# need brewing software im a noooob



## jaymzica (8/8/13)

Ok so now im doing 20-26lt BIAB brews, going well indeed.

Now I don't always want to do such big batches as I will run out of room!!!

I want to be able to scale some recipes down to say 10-15lt batches.

I get rather lost when I see some of these brew programmes.

Any suggestions on what I can use? Im happy to pay for it.

Cheers in advance, Jimmy


----------



## brewbienewbie (8/8/13)

I use Brewmate:
http://www.brewmate.net/
It's free and should easily take care of that for you


----------



## fletcher (8/8/13)

+1 for brewmate. once you have a tinker around with it, you'll be able to do a LOT with your recipes. good fun


----------



## Camo6 (8/8/13)

+1 for brewmate also. Nice and simple and free! Great for beginners and experienced alike. Beersmith is great but far more involved and lacks some of the simple features that make brewmate so handy.


----------



## Lord Raja Goomba I (8/8/13)

Brew mate.

It's great when you want to use the same ingredients but make a 'lighter' recipe (use the lock ingredients button) or to scale down the same recipe into a smaller batch.

Worked great whilst I was getting sorted down here.


----------



## DU99 (8/8/13)

Biab Beer Designer Spreadsheet could try this


----------



## Ducatiboy stu (8/8/13)

You can scale down as a %.

I use promash.


----------



## Black Devil Dog (8/8/13)

Beersmith.

Not just a brewing programme, it has heaps of other useful features. 

It does cost though and can take (me) some time to get the hang of some of the features.


----------



## wbosher (8/8/13)

Beersmith. There are a lot of features, but getting to grips with the basics is pretty easy.

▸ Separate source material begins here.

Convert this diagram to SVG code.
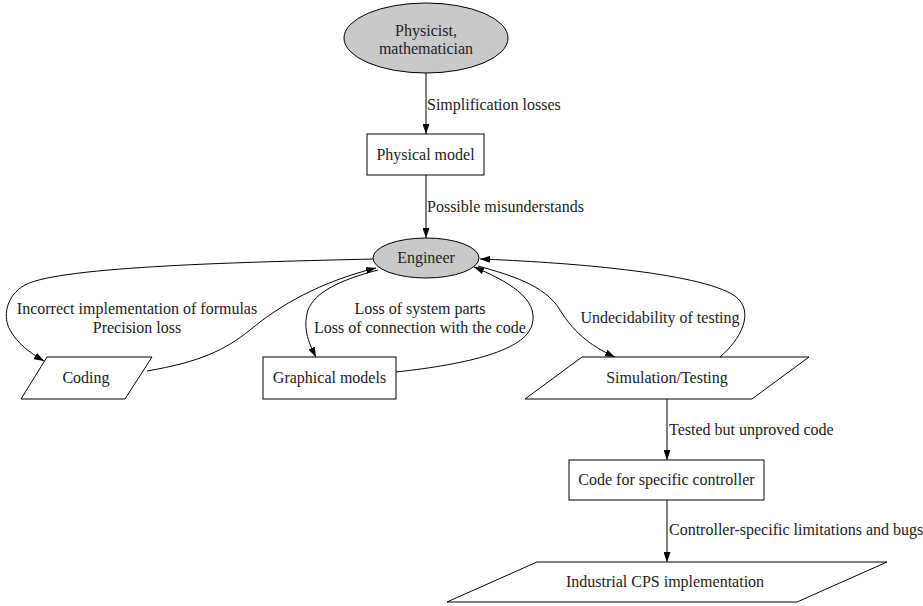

Edit: If you can be bothered, there are some tutorial videos on the Beersmith site.


----------



## lukiferj (8/8/13)

Brewmate for the win. So easy to setup and use. Perfect for biab and no chill. I have looked at beersmith a couple of times because it has some great features I would like to use but is much more complicated than brewmate.


----------



## jaypes (8/8/13)

Brewmate is simple and easy to use for the novice


----------



## Tex083 (19/8/13)

+1 more for Beersmith
Used it since version 1.2 now on to version 2 and love it, It can take a little while to dial it in but when you have it set up its easy.
I love the water tool, it allows you to put in your desired profile and it calculates the Calcium, Mag and Bicarb additions for you 
Its about $25 from a sponsors site. Money well sepnt


----------